» **Problem to solve**: Copy out the data exactly, leaving the pictures behind.
········
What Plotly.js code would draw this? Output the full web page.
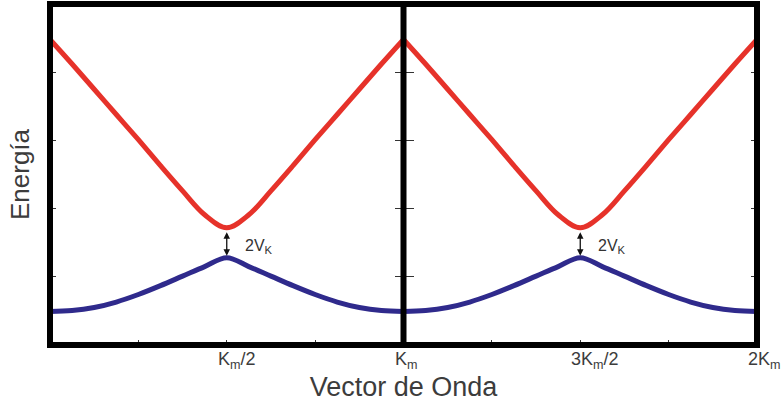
<!DOCTYPE html>
<html>
<head>
<meta charset="utf-8">
<script src="https://cdn.plot.ly/plotly-3.0.1.min.js"></script>
<style>html,body{margin:0;padding:0;background:#fff;}#chart{width:783px;height:407px;}</style>
</head>
<body>
<div id="chart"></div>
<script>
// Wave vector in units of K_m
const waveVector = [0,0.0625,0.125,0.1875,0.25,0.3125,0.375,0.4375,0.5,0.5625,0.625,0.6875,0.75,0.8125,0.875,0.9375,1,
  1.0625,1.125,1.1875,1.25,1.3125,1.375,1.4375,1.5,1.5625,1.625,1.6875,1.75,1.8125,1.875,1.9375,2];
// Upper band (red)
const upperBand = [4.48,4.12,3.75,3.38,3.01,2.63,2.26,1.91,1.72,1.91,2.26,2.63,3.01,3.38,3.75,4.12,4.48,
  4.12,3.75,3.38,3.01,2.63,2.26,1.91,1.72,1.91,2.26,2.63,3.01,3.38,3.75,4.12,4.48];
// Lower band (blue)
const lowerBand = [0.49,0.505,0.55,0.63,0.74,0.87,1.01,1.15,1.28,1.15,1.01,0.87,0.74,0.63,0.55,0.505,0.49,
  0.505,0.55,0.63,0.74,0.87,1.01,1.15,1.28,1.15,1.01,0.87,0.74,0.63,0.55,0.505,0.49];
const xTickVals = [0.25,0.5,0.75,1,1.25,1.5,1.75,2];
const xLabelVals = [0.5, 1, 1.5, 2];
const xLabelText = ['K<sub>m</sub>/2', 'K<sub>m</sub>', '3K<sub>m</sub>/2', '2K<sub>m</sub>'];
const yTickVals = [1,2,3,4];
const gapX = [0.5, 1.5];
const gapIdx = [8, 24];
const zoneSplit = 16; // index of x = K_m

const FONT = 'Liberation Sans, Arial, sans-serif';
const TXT = '#3c3c3c';

const traces = [];
[[0, zoneSplit + 1], [zoneSplit, waveVector.length]].forEach(([a, b]) => {
  traces.push({x: waveVector.slice(a, b), y: upperBand.slice(a, b), mode: 'lines',
    line: {color: '#e6322a', width: 5, shape: 'spline', smoothing: 1}, hoverinfo: 'skip'});
  traces.push({x: waveVector.slice(a, b), y: lowerBand.slice(a, b), mode: 'lines',
    line: {color: '#2f2a8c', width: 5, shape: 'spline', smoothing: 1}, hoverinfo: 'skip'});
});
traces.push({x: [], y: [], yaxis: 'y2', hoverinfo: 'skip'});
traces.push({x: [], y: [], yaxis: 'y3', hoverinfo: 'skip'});

const annotations = [];
gapX.forEach((gx, i) => {
  annotations.push({x: gx, y: lowerBand[gapIdx[i]], ax: gx, ay: upperBand[gapIdx[i]], xref: 'x', yref: 'y', axref: 'x', ayref: 'y',
    text: '', showarrow: true, arrowhead: 2, startarrowhead: 2, arrowside: 'end+start', arrowsize: 1, arrowwidth: 1.3, arrowcolor: '#111', standoff: 2, startstandoff: 3});
  annotations.push({x: gx + 0.09, y: (lowerBand[gapIdx[i]] + upperBand[gapIdx[i]]) / 2 - 0.05, xref: 'x', yref: 'y', showarrow: false,
    text: '2V<sub>K</sub>', font: {family: FONT, size: 16, color: '#333'}});
});
xLabelVals.forEach((v, i) => {
  annotations.push({x: v, y: 0, xref: 'x', yref: 'paper', xanchor: 'left', yanchor: 'top', xshift: -10, yshift: -3,
    showarrow: false, text: xLabelText[i], font: {family: FONT, size: 18, color: TXT}, borderpad: 0});
});

const midAxis = (side) => ({range: [0, 5], overlaying: 'y', anchor: 'free', position: 0.5, side: side,
  tickmode: 'array', tickvals: yTickVals, showticklabels: false, ticks: 'outside', ticklen: 9, tickwidth: 1, tickcolor: '#333',
  showgrid: false, zeroline: false, showline: false});

const layout = {
  width: 783, height: 407,
  margin: {l: 50, r: 26, t: 4, b: 62},
  paper_bgcolor: '#fff', plot_bgcolor: '#fff',
  showlegend: false,
  font: {family: FONT, color: TXT},
  xaxis: {range: [0, 2], tickmode: 'array', tickvals: xTickVals, showticklabels: false,
    ticks: 'inside', ticklen: 5, tickwidth: 1, tickcolor: '#333', showgrid: false, zeroline: false, showline: false,
    title: {text: 'Vector de Onda', font: {family: FONT, size: 27, color: TXT}, standoff: 32}},
  yaxis: {range: [0, 5], tickmode: 'array', tickvals: yTickVals, showticklabels: false,
    ticks: 'inside', ticklen: 6, tickwidth: 1, tickcolor: '#333', mirror: 'ticks', showgrid: false, zeroline: false, showline: false,
    title: {text: 'Energía', font: {family: FONT, size: 26, color: TXT}, standoff: 11}},
  yaxis2: midAxis('left'),
  yaxis3: midAxis('right'),
  shapes: [
    {type: 'rect', xref: 'paper', yref: 'paper', x0: 0, x1: 1, y0: 0, y1: 1, line: {color: '#000', width: 6}},
    {type: 'line', xref: 'x', yref: 'paper', x0: 1, x1: 1, y0: 0, y1: 1, line: {color: '#000', width: 6}}
  ],
  annotations: annotations
};

Plotly.newPlot('chart', traces, layout, {displayModeBar: false, staticPlot: true});
</script>
</body>
</html>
········
» **Solution for this task**:
What Plotly.js code would draw this? Output the full web page.
<!DOCTYPE html>
<html>
<head>
<meta charset="utf-8">
<script src="https://cdn.plot.ly/plotly-3.0.1.min.js"></script>
<style>html,body{margin:0;padding:0;background:#fff;}#chart{width:783px;height:407px;}</style>
</head>
<body>
<div id="chart"></div>
<script>
// Wave vector in units of K_m
const waveVector = [0,0.0625,0.125,0.1875,0.25,0.3125,0.375,0.4375,0.5,0.5625,0.625,0.6875,0.75,0.8125,0.875,0.9375,1,
  1.0625,1.125,1.1875,1.25,1.3125,1.375,1.4375,1.5,1.5625,1.625,1.6875,1.75,1.8125,1.875,1.9375,2];
// Upper band (red)
const upperBand = [4.48,4.12,3.75,3.38,3.01,2.63,2.26,1.91,1.72,1.91,2.26,2.63,3.01,3.38,3.75,4.12,4.48,
  4.12,3.75,3.38,3.01,2.63,2.26,1.91,1.72,1.91,2.26,2.63,3.01,3.38,3.75,4.12,4.48];
// Lower band (blue)
const lowerBand = [0.49,0.505,0.55,0.63,0.74,0.87,1.01,1.15,1.28,1.15,1.01,0.87,0.74,0.63,0.55,0.505,0.49,
  0.505,0.55,0.63,0.74,0.87,1.01,1.15,1.28,1.15,1.01,0.87,0.74,0.63,0.55,0.505,0.49];
const xTickVals = [0.25,0.5,0.75,1,1.25,1.5,1.75,2];
const xLabelVals = [0.5, 1, 1.5, 2];
const xLabelText = ['K<sub>m</sub>/2', 'K<sub>m</sub>', '3K<sub>m</sub>/2', '2K<sub>m</sub>'];
const yTickVals = [1,2,3,4];
const gapX = [0.5, 1.5];
const gapIdx = [8, 24];
const zoneSplit = 16; // index of x = K_m

const FONT = 'Liberation Sans, Arial, sans-serif';
const TXT = '#3c3c3c';

const traces = [];
[[0, zoneSplit + 1], [zoneSplit, waveVector.length]].forEach(([a, b]) => {
  traces.push({x: waveVector.slice(a, b), y: upperBand.slice(a, b), mode: 'lines',
    line: {color: '#e6322a', width: 5, shape: 'spline', smoothing: 1}, hoverinfo: 'skip'});
  traces.push({x: waveVector.slice(a, b), y: lowerBand.slice(a, b), mode: 'lines',
    line: {color: '#2f2a8c', width: 5, shape: 'spline', smoothing: 1}, hoverinfo: 'skip'});
});
traces.push({x: [], y: [], yaxis: 'y2', hoverinfo: 'skip'});
traces.push({x: [], y: [], yaxis: 'y3', hoverinfo: 'skip'});

const annotations = [];
gapX.forEach((gx, i) => {
  annotations.push({x: gx, y: lowerBand[gapIdx[i]], ax: gx, ay: upperBand[gapIdx[i]], xref: 'x', yref: 'y', axref: 'x', ayref: 'y',
    text: '', showarrow: true, arrowhead: 2, startarrowhead: 2, arrowside: 'end+start', arrowsize: 1, arrowwidth: 1.3, arrowcolor: '#111', standoff: 2, startstandoff: 3});
  annotations.push({x: gx + 0.09, y: (lowerBand[gapIdx[i]] + upperBand[gapIdx[i]]) / 2 - 0.05, xref: 'x', yref: 'y', showarrow: false,
    text: '2V<sub>K</sub>', font: {family: FONT, size: 16, color: '#333'}});
});
xLabelVals.forEach((v, i) => {
  annotations.push({x: v, y: 0, xref: 'x', yref: 'paper', xanchor: 'left', yanchor: 'top', xshift: -10, yshift: -3,
    showarrow: false, text: xLabelText[i], font: {family: FONT, size: 18, color: TXT}, borderpad: 0});
});

const midAxis = (side) => ({range: [0, 5], overlaying: 'y', anchor: 'free', position: 0.5, side: side,
  tickmode: 'array', tickvals: yTickVals, showticklabels: false, ticks: 'outside', ticklen: 9, tickwidth: 1, tickcolor: '#333',
  showgrid: false, zeroline: false, showline: false});

const layout = {
  width: 783, height: 407,
  margin: {l: 50, r: 26, t: 4, b: 62},
  paper_bgcolor: '#fff', plot_bgcolor: '#fff',
  showlegend: false,
  font: {family: FONT, color: TXT},
  xaxis: {range: [0, 2], tickmode: 'array', tickvals: xTickVals, showticklabels: false,
    ticks: 'inside', ticklen: 5, tickwidth: 1, tickcolor: '#333', showgrid: false, zeroline: false, showline: false,
    title: {text: 'Vector de Onda', font: {family: FONT, size: 27, color: TXT}, standoff: 32}},
  yaxis: {range: [0, 5], tickmode: 'array', tickvals: yTickVals, showticklabels: false,
    ticks: 'inside', ticklen: 6, tickwidth: 1, tickcolor: '#333', mirror: 'ticks', showgrid: false, zeroline: false, showline: false,
    title: {text: 'Energía', font: {family: FONT, size: 26, color: TXT}, standoff: 11}},
  yaxis2: midAxis('left'),
  yaxis3: midAxis('right'),
  shapes: [
    {type: 'rect', xref: 'paper', yref: 'paper', x0: 0, x1: 1, y0: 0, y1: 1, line: {color: '#000', width: 6}},
    {type: 'line', xref: 'x', yref: 'paper', x0: 1, x1: 1, y0: 0, y1: 1, line: {color: '#000', width: 6}}
  ],
  annotations: annotations
};

Plotly.newPlot('chart', traces, layout, {displayModeBar: false, staticPlot: true});
</script>
</body>
</html>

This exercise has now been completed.